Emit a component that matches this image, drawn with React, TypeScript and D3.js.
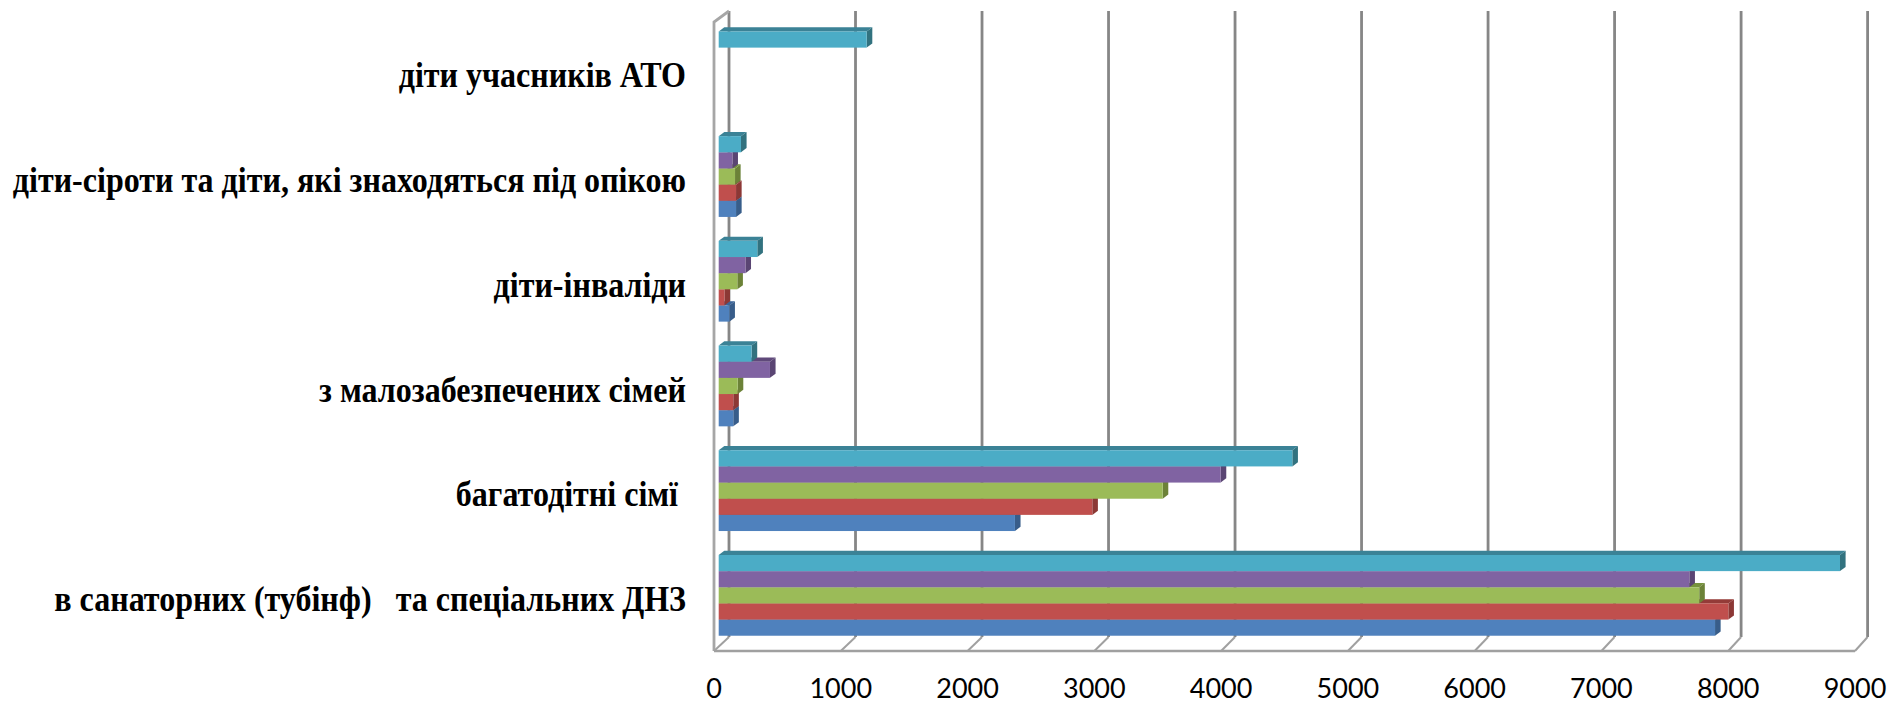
import React from "react";
import * as d3 from "d3";

const categories = [
  "в санаторних (тубінф)   та спеціальних ДНЗ",
  "багатодітні сімї ",
  "з малозабезпечених сімей",
  "діти-інваліди",
  "діти-сіроти та діти, які знаходяться під опікою",
  "діти учасників АТО",
];
const seriesA = [7870, 2340, 115, 84, 137, null];
const seriesB = [7975, 2951, 115, 45, 137, null];
const seriesC = [7745, 3507, 150, 147, 129, null];
const seriesD = [7667, 3965, 405, 211, 108, null];
const seriesE = [8857, 4531, 260, 305, 176, 1169];
const allSeries = [seriesA, seriesB, seriesC, seriesD, seriesE];
const faceColors = ["#4f81bd", "#c0504d", "#9bbb59", "#8064a2", "#4bacc6"];
const sideColors = ["#375d8a", "#8c3836", "#6c8239", "#5a4573", "#31727f"];
const capColors = ["#3b659a", "#943a37", "#76923c", "#5f497a", "#3a8296"];
const ticks = [0, 1000, 2000, 3000, 4000, 5000, 6000, 7000, 8000, 9000];

const W = 1890, H = 704;
const xBar = d3.scaleLinear().domain([0, 9000]).range([718.7, 1858.1]);
const xBack = d3.scaleLinear().domain([0, 9000]).range([729, 1867.6]);
const xFront = d3.scaleLinear().domain([0, 9000]).range([714, 1855]);
const yTop = 11, yBackFloor = 637, yFloor = 651, yFrontTop = 22;
const yCat = d3.scaleBand<number>()
  .domain(categories.map((_, i) => i).reverse())
  .range([19.5, 647.7])
  .paddingInner(24 / 105)
  .paddingOuter(12 / 105);
const ySeries = d3.scaleBand<number>()
  .domain(allSeries.map((_, i) => i).reverse())
  .range([0, yCat.bandwidth()]);
const DX = 5.6, DY = 4.2;

export default function App() {
  const bh = ySeries.bandwidth();
  return (
    <svg width={W} height={H} viewBox={`0 0 ${W} ${H}`} style={{ position: "absolute", left: 0, top: 0, background: "#fff" }}>
      <defs>
        <filter id="soft" x="-2%" y="-2%" width="104%" height="104%">
          <feGaussianBlur stdDeviation="0.45" />
        </filter>
      </defs>
      <g filter="url(#soft)">
        {ticks.map((t) => (
          <g key={t} fill="none">
            <line x1={xBack(t)} x2={xBack(t)} y1={yTop} y2={yBackFloor} strokeWidth={2.8} stroke="#868686" />
            <line x1={xBack(t)} x2={xFront(t)} y1={yBackFloor} y2={yFloor} strokeWidth={2} stroke="#a0a0a0" />
          </g>
        ))}
        <polyline points={`${xFront(0)},${yFloor} ${xFront(0)},${yFrontTop} ${xBack(0)},${yTop}`} fill="none" stroke="#a6a6a6" strokeWidth={2.8} />
        <line x1={xFront(0)} x2={xFront(9000)} y1={yFloor} y2={yFloor} stroke="#a0a0a0" strokeWidth={2.4} />
        {categories.map((_, c) => (
          <g key={c}>
            {allSeries.map((s, i) => {
              const v = s[c];
              if (v == null) return null;
              const x0 = xBar(0), x1 = xBar(v);
              const top = (yCat(c) as number) + (ySeries(i) as number);
              const bot = top + bh;
              return (
                <g key={i}>
                  <polygon points={`${x0},${top} ${x1},${top} ${x1 + DX},${top - DY} ${x0 + DX},${top - DY}`} fill={capColors[i]} />
                  <polygon points={`${x1},${top} ${x1 + DX},${top - DY} ${x1 + DX},${bot - DY} ${x1},${bot}`} fill={sideColors[i]} />
                  <rect x={x0} y={top} width={x1 - x0} height={bh} fill={faceColors[i]} />
                </g>
              );
            })}
          </g>
        ))}
      </g>
      {categories.map((c, i) => (
        <text key={c} transform={`translate(686,${(yCat(i) as number) + 56}) scale(0.89,1)`} textAnchor="end" xmlSpace="preserve" style={{ whiteSpace: "pre" }}
          fontFamily="'Liberation Serif'" fontWeight={700} fontSize={36} fill="#000">{c}</text>
      ))}
      {ticks.map((t) => (
        <text key={t} x={xFront(t)} y={698} textAnchor="middle" fontFamily="Lato" fontSize={27} fill="#000">{t}</text>
      ))}
    </svg>
  );
}
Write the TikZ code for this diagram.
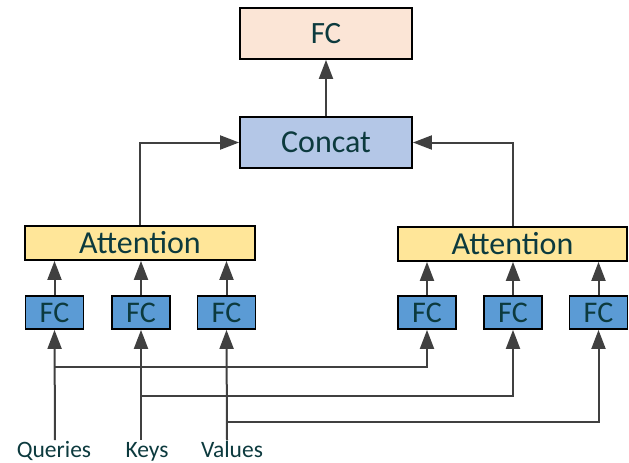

**Goal:** Repeat the material above in full and exactly, omitting the pictures.

**Final answer:**
Emit a component that matches this image, drawn with React, TypeScript and D3.js.
import React from "react";
import * as d3 from "d3";

const categories = [
  "в санаторних (тубінф)   та спеціальних ДНЗ",
  "багатодітні сімї ",
  "з малозабезпечених сімей",
  "діти-інваліди",
  "діти-сіроти та діти, які знаходяться під опікою",
  "діти учасників АТО",
];
const seriesA = [7870, 2340, 115, 84, 137, null];
const seriesB = [7975, 2951, 115, 45, 137, null];
const seriesC = [7745, 3507, 150, 147, 129, null];
const seriesD = [7667, 3965, 405, 211, 108, null];
const seriesE = [8857, 4531, 260, 305, 176, 1169];
const allSeries = [seriesA, seriesB, seriesC, seriesD, seriesE];
const faceColors = ["#4f81bd", "#c0504d", "#9bbb59", "#8064a2", "#4bacc6"];
const sideColors = ["#375d8a", "#8c3836", "#6c8239", "#5a4573", "#31727f"];
const capColors = ["#3b659a", "#943a37", "#76923c", "#5f497a", "#3a8296"];
const ticks = [0, 1000, 2000, 3000, 4000, 5000, 6000, 7000, 8000, 9000];

const W = 1890, H = 704;
const xBar = d3.scaleLinear().domain([0, 9000]).range([718.7, 1858.1]);
const xBack = d3.scaleLinear().domain([0, 9000]).range([729, 1867.6]);
const xFront = d3.scaleLinear().domain([0, 9000]).range([714, 1855]);
const yTop = 11, yBackFloor = 637, yFloor = 651, yFrontTop = 22;
const yCat = d3.scaleBand<number>()
  .domain(categories.map((_, i) => i).reverse())
  .range([19.5, 647.7])
  .paddingInner(24 / 105)
  .paddingOuter(12 / 105);
const ySeries = d3.scaleBand<number>()
  .domain(allSeries.map((_, i) => i).reverse())
  .range([0, yCat.bandwidth()]);
const DX = 5.6, DY = 4.2;

export default function App() {
  const bh = ySeries.bandwidth();
  return (
    <svg width={W} height={H} viewBox={`0 0 ${W} ${H}`} style={{ position: "absolute", left: 0, top: 0, background: "#fff" }}>
      <defs>
        <filter id="soft" x="-2%" y="-2%" width="104%" height="104%">
          <feGaussianBlur stdDeviation="0.45" />
        </filter>
      </defs>
      <g filter="url(#soft)">
        {ticks.map((t) => (
          <g key={t} fill="none">
            <line x1={xBack(t)} x2={xBack(t)} y1={yTop} y2={yBackFloor} strokeWidth={2.8} stroke="#868686" />
            <line x1={xBack(t)} x2={xFront(t)} y1={yBackFloor} y2={yFloor} strokeWidth={2} stroke="#a0a0a0" />
          </g>
        ))}
        <polyline points={`${xFront(0)},${yFloor} ${xFront(0)},${yFrontTop} ${xBack(0)},${yTop}`} fill="none" stroke="#a6a6a6" strokeWidth={2.8} />
        <line x1={xFront(0)} x2={xFront(9000)} y1={yFloor} y2={yFloor} stroke="#a0a0a0" strokeWidth={2.4} />
        {categories.map((_, c) => (
          <g key={c}>
            {allSeries.map((s, i) => {
              const v = s[c];
              if (v == null) return null;
              const x0 = xBar(0), x1 = xBar(v);
              const top = (yCat(c) as number) + (ySeries(i) as number);
              const bot = top + bh;
              return (
                <g key={i}>
                  <polygon points={`${x0},${top} ${x1},${top} ${x1 + DX},${top - DY} ${x0 + DX},${top - DY}`} fill={capColors[i]} />
                  <polygon points={`${x1},${top} ${x1 + DX},${top - DY} ${x1 + DX},${bot - DY} ${x1},${bot}`} fill={sideColors[i]} />
                  <rect x={x0} y={top} width={x1 - x0} height={bh} fill={faceColors[i]} />
                </g>
              );
            })}
          </g>
        ))}
      </g>
      {categories.map((c, i) => (
        <text key={c} transform={`translate(686,${(yCat(i) as number) + 56}) scale(0.89,1)`} textAnchor="end" xmlSpace="preserve" style={{ whiteSpace: "pre" }}
          fontFamily="'Liberation Serif'" fontWeight={700} fontSize={36} fill="#000">{c}</text>
      ))}
      {ticks.map((t) => (
        <text key={t} x={xFront(t)} y={698} textAnchor="middle" fontFamily="Lato" fontSize={27} fill="#000">{t}</text>
      ))}
    </svg>
  );
}
Write the TikZ code for this diagram.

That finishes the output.